Так рассуждала почти вся эмиграция.
Ряд ораторов выступал по этому вопросу на специально созванных собраниях, и почти все они считали неприемлемой подобную мысль, осуждая Ленина и всех тех, кто собирался вернуться через Германию.
Но Ленин на то и был Лениным, что никакие препятствия не могли заставить его отказаться от принятого им решения.
Все, кто решался на это, независимо от партийной принадлежности, могли выехать с Лениным. Во всей швейцарской эмиграции, насчитывавшей несколько тысяч человек, нашлось лишь тридцать человек, решивших вернуться на родину этим путем.
Характерной чертой Ленина являлось и то, что, приняв решение, он не знал промедления в его исполнении.

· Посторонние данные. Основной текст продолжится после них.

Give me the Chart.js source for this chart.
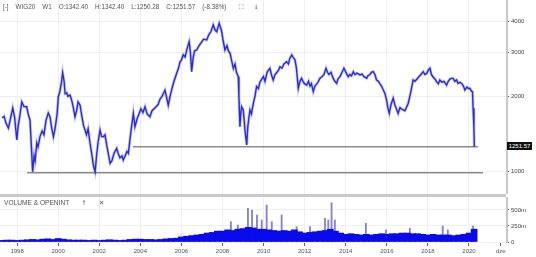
<!DOCTYPE html>
<html lang="pl">
<head>
<meta charset="UTF-8">
<title>WIG20 W1</title>
<script src="https://cdn.jsdelivr.net/npm/chart.js"></script>
<style>
    body {
        margin: 0;
        width: 536px;
        height: 257px;
        overflow: hidden;
        position: relative;
        background: #fff;
        font-family: "Liberation Sans", Arial, sans-serif;
    }
    #priceBox { position: absolute; left: 0; top: 0; width: 536px; height: 194px; }
    #volBox { position: absolute; left: 0; top: 197px; width: 536px; height: 60px; }
    .sep { position: absolute; left: 0; top: 194px; width: 506px; height: 3px; background: #cacaca; }
    .bar { position: absolute; display: flex; gap: 7px; font-size: 6.3px; color: #555; white-space: nowrap; line-height: 8px; }
    .icon { font-family: "DejaVu Sans", sans-serif; }
    .last {
        position: absolute; left: 507px; top: 142px; width: 25px; height: 8px;
        background: #111; color: #fff; font-size: 6px; line-height: 8px; text-align: center;
    }
</style>
</head>
<body>
<div id="priceBox"><canvas id="priceChart"></canvas></div>
<div class="sep"></div>
<div id="volBox"><canvas id="volChart"></canvas></div>

<!-- header of the price panel -->
<div class="bar" style="left:3px;top:3px">
    <span>[-]</span><span>WIG20</span><span>W1</span><span>O:1342.40</span><span>H:1342.40</span>
    <span>L:1250.28</span><span>C:1251.57</span><span>(-8.38%)</span>
    <span class="icon" style="margin-left:6px">⛶</span><span class="icon" style="margin-left:3px">↓</span>
</div>

<!-- header of the volume panel -->
<div class="bar" style="left:4px;top:199px;font-size:6.6px;gap:12px">
    <span>VOLUME &amp; OPENINT</span><span class="icon">↑</span><span class="icon">✕</span>
</div>

<div class="last">1251.57</div>

<script>
// ---- data ----
const priceYears = [
    1997.27, 1997.37, 1997.46, 1997.58, 1997.66, 1997.79, 1997.88, 1997.99, 1998.05, 1998.15,
    1998.23, 1998.34, 1998.47, 1998.54, 1998.63, 1998.71, 1998.76, 1998.83, 1998.88, 1998.96,
    1999.02, 1999.12, 1999.22, 1999.31, 1999.41, 1999.52, 1999.61, 1999.68, 1999.77, 1999.85,
    1999.95, 2000.01, 2000.09, 2000.17, 2000.22, 2000.29, 2000.34, 2000.42, 2000.48, 2000.58,
    2000.68, 2000.75, 2000.82, 2000.90, 2000.97, 2001.07, 2001.16, 2001.24, 2001.31, 2001.38,
    2001.46, 2001.55, 2001.65, 2001.72, 2001.80, 2001.87, 2001.94, 2002.04, 2002.11, 2002.20,
    2002.28, 2002.38, 2002.53, 2002.62, 2002.72, 2002.85, 2002.92, 2003.01, 2003.11, 2003.17,
    2003.26, 2003.35, 2003.42, 2003.50, 2003.57, 2003.66, 2003.74, 2003.84, 2003.94, 2004.03,
    2004.13, 2004.23, 2004.33, 2004.47, 2004.57, 2004.72, 2004.86, 2004.96, 2005.06, 2005.20,
    2005.27, 2005.36, 2005.45, 2005.54, 2005.64, 2005.77, 2005.86, 2005.93, 2006.00, 2006.09,
    2006.18, 2006.27, 2006.38, 2006.44, 2006.50, 2006.57, 2006.64, 2006.74, 2006.86, 2006.95,
    2007.08, 2007.23, 2007.34, 2007.44, 2007.55, 2007.64, 2007.72, 2007.78, 2007.84, 2007.90,
    2007.96, 2008.02, 2008.12, 2008.22, 2008.29, 2008.37, 2008.44, 2008.53, 2008.61, 2008.68,
    2008.77, 2008.80, 2008.85, 2008.89, 2008.93, 2009.01, 2009.07, 2009.12, 2009.18, 2009.23,
    2009.29, 2009.34, 2009.41, 2009.50, 2009.58, 2009.66, 2009.75, 2009.82, 2009.92, 2009.99,
    2010.07, 2010.17, 2010.24, 2010.31, 2010.38, 2010.47, 2010.56, 2010.65, 2010.73, 2010.80,
    2010.90, 2010.99, 2011.12, 2011.21, 2011.28, 2011.37, 2011.43, 2011.53, 2011.60, 2011.69,
    2011.77, 2011.85, 2011.92, 2011.99, 2012.10, 2012.19, 2012.26, 2012.33, 2012.42, 2012.50,
    2012.60, 2012.67, 2012.74, 2012.84, 2012.94, 2013.04, 2013.11, 2013.18, 2013.28, 2013.39,
    2013.47, 2013.56, 2013.62, 2013.72, 2013.82, 2013.91, 2014.01, 2014.12, 2014.20, 2014.28,
    2014.37, 2014.45, 2014.55, 2014.69, 2014.79, 2014.89, 2015.02, 2015.08, 2015.18, 2015.25,
    2015.34, 2015.42, 2015.50, 2015.59, 2015.66, 2015.74, 2015.83, 2015.91, 2015.99, 2016.05,
    2016.12, 2016.20, 2016.31, 2016.39, 2016.47, 2016.55, 2016.64, 2016.71, 2016.80, 2016.88,
    2016.95, 2017.04, 2017.12, 2017.20, 2017.28, 2017.37, 2017.47, 2017.56, 2017.66, 2017.77,
    2017.85, 2017.95, 2018.02, 2018.10, 2018.17, 2018.24, 2018.34, 2018.42, 2018.51, 2018.58,
    2018.68, 2018.78, 2018.91, 2018.99, 2019.07, 2019.15, 2019.23, 2019.31, 2019.39, 2019.47,
    2019.56, 2019.65, 2019.73, 2019.80, 2019.90, 2019.97, 2020.04, 2020.12, 2020.17, 2020.20,
    2020.24, 2020.26
];
const priceValues = [
    1640, 1660, 1560, 1490, 1600, 1795, 1650, 1334, 1509, 1700,
    1900, 1820, 1816, 1700, 1606, 1200, 993, 1150, 1100, 1297,
    1250, 1380, 1450, 1400, 1600, 1714, 1650, 1500, 1375, 1480,
    1700, 1993, 2100, 2300, 2490, 2300, 2050, 2064, 2000, 2025,
    1900, 1780, 1655, 1750, 1900, 1842, 1650, 1520, 1463, 1400,
    1480, 1300, 1150, 1050, 993, 1150, 1300, 1463, 1380, 1375,
    1400, 1250, 1074, 1100, 1180, 1235, 1180, 1130, 1150, 1108,
    1150, 1200, 1178, 1350, 1500, 1708, 1509, 1620, 1700, 1780,
    1720, 1816, 1700, 1655, 1750, 1800, 1850, 1950, 2000, 2120,
    2000, 1842, 2000, 2150, 2300, 2478, 2600, 2750, 2800, 2940,
    2880, 3100, 3320, 3000, 2515, 2850, 3050, 3075, 3200, 3280,
    3400, 3375, 3550, 3650, 3880, 3700, 3645, 3800, 3940, 3800,
    3645, 3400, 3075, 3200, 3050, 2980, 2800, 2595, 2700, 2500,
    2400, 2000, 1509, 1700, 1816, 1762, 1550, 1400, 1273, 1500,
    1650, 1762, 1700, 1872, 2000, 2190, 2150, 2280, 2350, 2400,
    2300, 2500, 2550, 2595, 2450, 2328, 2450, 2500, 2550, 2630,
    2600, 2700, 2760, 2700, 2850, 2940, 2880, 2805, 2600, 2155,
    2300, 2364, 2300, 2250, 2220, 2300, 2200, 2250, 2090, 2200,
    2250, 2300, 2364, 2400, 2450, 2595, 2500, 2450, 2500, 2364,
    2300, 2256, 2350, 2400, 2500, 2595, 2500, 2400, 2450, 2420,
    2515, 2450, 2480, 2440, 2460, 2400, 2364, 2420, 2450, 2500,
    2515, 2450, 2328, 2300, 2250, 2200, 2120, 2050, 1932, 1800,
    1708, 1850, 1965, 1850, 1780, 1708, 1800, 1780, 1762, 1750,
    1800, 1872, 2000, 2150, 2328, 2300, 2350, 2400, 2450, 2515,
    2450, 2480, 2550, 2595, 2450, 2400, 2350, 2292, 2250, 2328,
    2280, 2300, 2220, 2300, 2350, 2364, 2364, 2300, 2330, 2256,
    2280, 2250, 2200, 2120, 2180, 2150, 2155, 2100, 2090, 1790,
    1500, 1251.57
];

// horizontal levels drawn on the chart
const levelValues = [1251.57, 985];
const levelStarts = [2003.64, 1998.49];
const levelEnds = [2020.43, 2020.68];

// volume (millions), quarterly
const volYears = [
    1997.25, 1997.5, 1997.75,
    1998, 1998.25, 1998.5, 1998.75, 1999, 1999.25, 1999.5, 1999.75,
    2000, 2000.25, 2000.5, 2000.75, 2001, 2001.25, 2001.5, 2001.75,
    2002, 2002.25, 2002.5, 2002.75, 2003, 2003.25, 2003.5, 2003.75,
    2004, 2004.25, 2004.5, 2004.75, 2005, 2005.25, 2005.5, 2005.75,
    2006, 2006.25, 2006.5, 2006.75, 2007, 2007.25, 2007.5, 2007.75,
    2008, 2008.25, 2008.5, 2008.75, 2009, 2009.25, 2009.5, 2009.75,
    2010, 2010.25, 2010.5, 2010.75, 2011, 2011.25, 2011.5, 2011.75,
    2012, 2012.25, 2012.5, 2012.75, 2013, 2013.25, 2013.5, 2013.75,
    2014, 2014.25, 2014.5, 2014.75, 2015, 2015.25, 2015.5, 2015.75,
    2016, 2016.25, 2016.5, 2016.75, 2017, 2017.25, 2017.5, 2017.75,
    2018, 2018.25, 2018.5, 2018.75, 2019, 2019.25, 2019.5, 2019.75,
    2020, 2020.25
];
const volValues = [
    25, 30, 30,
    25, 30, 35, 40, 35, 45, 50, 40,
    55, 45, 35, 30, 30, 30, 25, 30,
    25, 30, 35, 30, 25, 30, 40, 45,
    45, 40, 40, 35, 40, 50, 55, 60,
    80, 90, 100, 110, 120, 140, 150, 170,
    170, 190, 180, 200, 210, 230, 220, 200,
    200, 190, 180, 170, 180, 170, 190, 160,
    140, 150, 160, 170, 180, 200, 170, 140,
    120, 130, 120, 110, 120, 110, 120, 130,
    120, 130, 130, 140, 140, 130, 130, 120,
    110, 120, 110, 110, 110, 100, 110, 120,
    140, 200
];
const spikeYears = [
    2008.41, 2008.75, 2009.24, 2009.44, 2009.68, 2009.91, 2010.15, 2010.40, 2010.88, 2011.61,
    2012.26, 2012.99, 2013.15, 2013.31, 2013.47, 2014.98, 2015.96, 2017.12, 2018.72, 2018.97,
    2020.20
];
const spikeValues = [
    317, 265, 526, 500, 420, 344, 578, 317, 422, 240,
    240, 370, 344, 614, 344, 292, 190, 214, 250, 190,
    250
];

const priceTicks = [1000, 2000, 3000, 4000];
const volTicks = [0, 250, 500];
const yearTicks = [1998, 2000, 2002, 2004, 2006, 2008, 2010, 2012, 2014, 2016, 2018, 2020];
const extraTick = 2021.55;
const extraLabel = 'dze';

const xMin = 1997.17, xMax = 2021.85;
const fontFamily = '"Liberation Sans", Arial, sans-serif';

function pairs(xs, ys) {
    return xs.map((x, i) => ({ x: x, y: ys[i] }));
}

// remove the extra room Chart.js keeps for edge labels
function noPad(s) {
    s.paddingTop = 0;
    s.paddingBottom = 0;
    s.paddingLeft = 0;
    s.paddingRight = 0;
}

// ---- price panel ----
const levelSets = levelValues.map((v, i) => ({
    data: [{ x: levelStarts[i], y: v }, { x: levelEnds[i], y: v }],
    borderColor: '#8c8c8c',
    borderWidth: 1.5,
    pointRadius: 0
}));

new Chart(document.getElementById('priceChart'), {
    type: 'line',
    data: {
        datasets: [
            {
                data: pairs(priceYears, priceValues),
                borderColor: 'rgba(100,100,215,0.35)',
                borderWidth: 3,
                pointRadius: 0
            },
            {
                data: pairs(priceYears, priceValues),
                borderColor: '#0c0cd8',
                borderWidth: 1.4,
                pointRadius: 0
            }
        ].concat(levelSets)
    },
    options: {
        animation: false,
        responsive: true,
        maintainAspectRatio: false,
        layout: { padding: 0 },
        plugins: { legend: { display: false }, tooltip: { enabled: false } },
        scales: {
            x: {
                type: 'linear',
                min: xMin,
                max: xMax,
                bounds: 'data',
                offset: false,
                ticks: { display: false },
                grid: { color: '#efefef', drawTicks: false },
                border: { display: false },
                afterBuildTicks: s => { s.ticks = yearTicks.map(v => ({ value: v })); },
                afterFit: s => { s.height = 0; noPad(s); }
            },
            y: {
                type: 'logarithmic',
                position: 'right',
                min: 808,
                max: 4891,
                bounds: 'data',
                afterBuildTicks: s => { s.ticks = priceTicks.map(v => ({ value: v })); },
                afterFit: s => { s.width = 29; noPad(s); },
                ticks: {
                    font: { family: fontFamily, size: 6 },
                    color: '#444',
                    padding: 2,
                    autoSkip: false,
                    callback: v => String(v)
                },
                grid: { color: '#efefef', tickColor: '#555', tickLength: 2 },
                border: { color: '#c8c8c8', width: 2 }
            }
        }
    }
});

// ---- volume panel ----
new Chart(document.getElementById('volChart'), {
    type: 'bar',
    data: {
        datasets: [
            {
                data: pairs(volYears, volValues),
                backgroundColor: '#0a0aee',
                barThickness: 6,
                grouped: false,
                order: 1
            },
            {
                data: pairs(spikeYears, spikeValues),
                backgroundColor: '#8383d4',
                barThickness: 1.2,
                grouped: false,
                order: 2
            }
        ]
    },
    options: {
        animation: false,
        responsive: true,
        maintainAspectRatio: false,
        layout: { padding: 0 },
        plugins: { legend: { display: false }, tooltip: { enabled: false } },
        scales: {
            x: {
                type: 'linear',
                min: xMin,
                max: xMax,
                bounds: 'data',
                offset: false,
                afterBuildTicks: s => {
                    s.ticks = yearTicks.concat([extraTick]).map(v => ({ value: v }));
                },
                afterFit: s => { s.height = 15; noPad(s); },
                ticks: {
                    font: { family: fontFamily, size: 6 },
                    color: '#555',
                    padding: 2,
                    maxRotation: 0,
                    autoSkip: false,
                    callback: v => (v === extraTick ? extraLabel : String(v))
                },
                grid: {
                    offset: false,
                    color: ctx => (ctx.tick && ctx.tick.value === extraTick ? 'rgba(0,0,0,0)' : '#efefef'),
                    tickColor: '#666',
                    tickLength: 4
                },
                border: { display: false }
            },
            y: {
                type: 'linear',
                position: 'right',
                min: 0,
                max: 703,
                bounds: 'data',
                afterBuildTicks: s => { s.ticks = volTicks.map(v => ({ value: v })); },
                afterFit: s => { s.width = 29; noPad(s); },
                ticks: {
                    font: { family: fontFamily, size: 6 },
                    color: '#444',
                    padding: 2,
                    autoSkip: false,
                    callback: v => (v === 0 ? '0' : v + 'm')
                },
                grid: { color: '#efefef', tickColor: '#555', tickLength: 2 },
                border: { color: '#c8c8c8', width: 2 }
            }
        }
    }
});
</script>
</body>
</html>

И то сказать, разве мог человек, рожденный для революции, само олицетворение революции, бездействовать и молчать в то время, когда в его родной стране уже загорелся пожар революции?
И он неистово рвался в Россию.
Для отъезда мы должны были собраться в Берне.
Из Женевы мы, пять или шесть человек, отправились в Берн. Среди нас было двое грузин: Миха Цхакая и автор этих строк.
Решение было принято быстро. Мы должны были приготовиться к отъезду в течение одного дня. Я попрощался с товарищами, знакомыми, улицами и окрестностями Женевы, университетом, с моей доброй хозяйкой…
Открывались новые горизонты, новая перспектива…
На вокзал прибыло много провожающих; один из них дал нам красный шелковый платок. Мы прикрепили его к палке и вывесили в окне вагона.
Мы с улыбкой глядели на провожающих из окна; чувствовалось, что многие из них завидуют нам, сочувствуют нашей решимости… Поезд тронулся…
«Ура! — стали кричать провожающие и, махая платками и шапками, пошли рядом с поездом.
Было десять часов вечера, когда мы прибыли в Берн. На другой день мы долны были выехать из Берна. И в ту ночь я не видел Ленина. Он совещался конспиративно с местными партийными товарищами. Мы разместились в гостинице.
Миха Цхакая и я сняли одни номер. Перед тем, как мы легли спать, один из служащих гостиницы принес бумагу, в которую надлежало вписать нашу фамилию, имя и профессию.
Миха, как старый партийный работник, привыкший к конспирации, спрашивает меня:
— Что ты делаешь? Пишешь свою настоящую фамилию?
— А что же мне делать? — ответил я с удивлением.
— Ну, ладно! Пиши, пиши! Такой‑то журналист, но не пиши, что возвращаемся в Россию. Это не нужно…
Ладно, так и сделаю — согласился я.
Когда служащий ушел. Миха сказал мне:
— Вообще не нужно, чтобы знали — кто мы, куда едем…
Мы прилегли на свои кровати, но нам не спалось. Нервничали, курили.
Утром узнали, что в 12 часов мы должны собраться на вокзале и что там увидим Ленина.